10 de out. de 2014

misoginia nossa de cada dia


"Vem aqui, sua linda", ele disse, de olhos grudados em mim, folheto azul nas mãos. Veio pânico, insegurança, fraqueza, olhei pra frente e lá estava. Muito perto, muito perto, não queria que ele me tocasse. "Por que escondeu o celular?", ele riu, debochado, ridicularizando, inferiorizando, mas sem retirar os olhos do meu corpo bem coberto. Olhei pros lados, pensei em correr, tanta gente, tanta gente, o sorriso dele me invadia, não queria que ele tocasse, não não não. "Ahhhh, você é tão linda!
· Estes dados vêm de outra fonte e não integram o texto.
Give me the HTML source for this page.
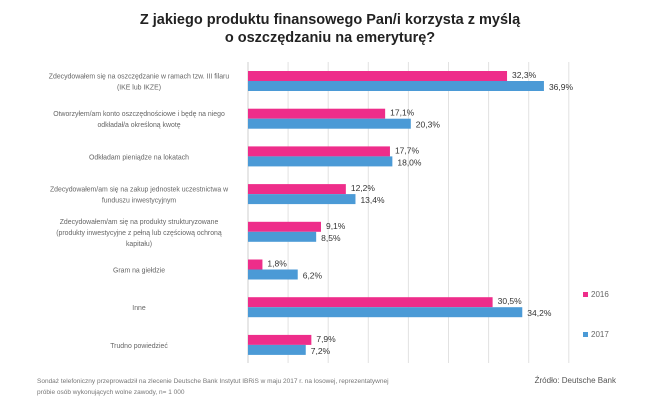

Vamos votar 45, hein?!", ele repetiu, estendendo o folheto, eu queria que ele parasse de me olhar. Baixei os olhos, sim, baixei a cabeça, apertei o passo, segui em frente, meu coração martelando contra mim, meu medo, minha humilhação. "Ô, sua linda! Vem cá!", ouvi seus passos, engoli em seco, olhei ao redor, pensei em correr, tanta gente, tantos homens, tantos homens passando por mim, tão normal, tão normal. Ele me entregou o folheto azul. "Gostei tanto de você!", ele disse, ainda me seguindo. "Você é muito linda, menina! Nossa!", ele era grosso, ríspido, debochado, doloroso. Cortes opressivos disfarçados de cantadas inocentes. Na minha lembrança, ele não tem rosto, ele são todos eles. Ele, que me seguiu e cantou e invadiu sem que eu o deixasse. 

Ele não foi o único homem que se aproximou de mim naquela tarde.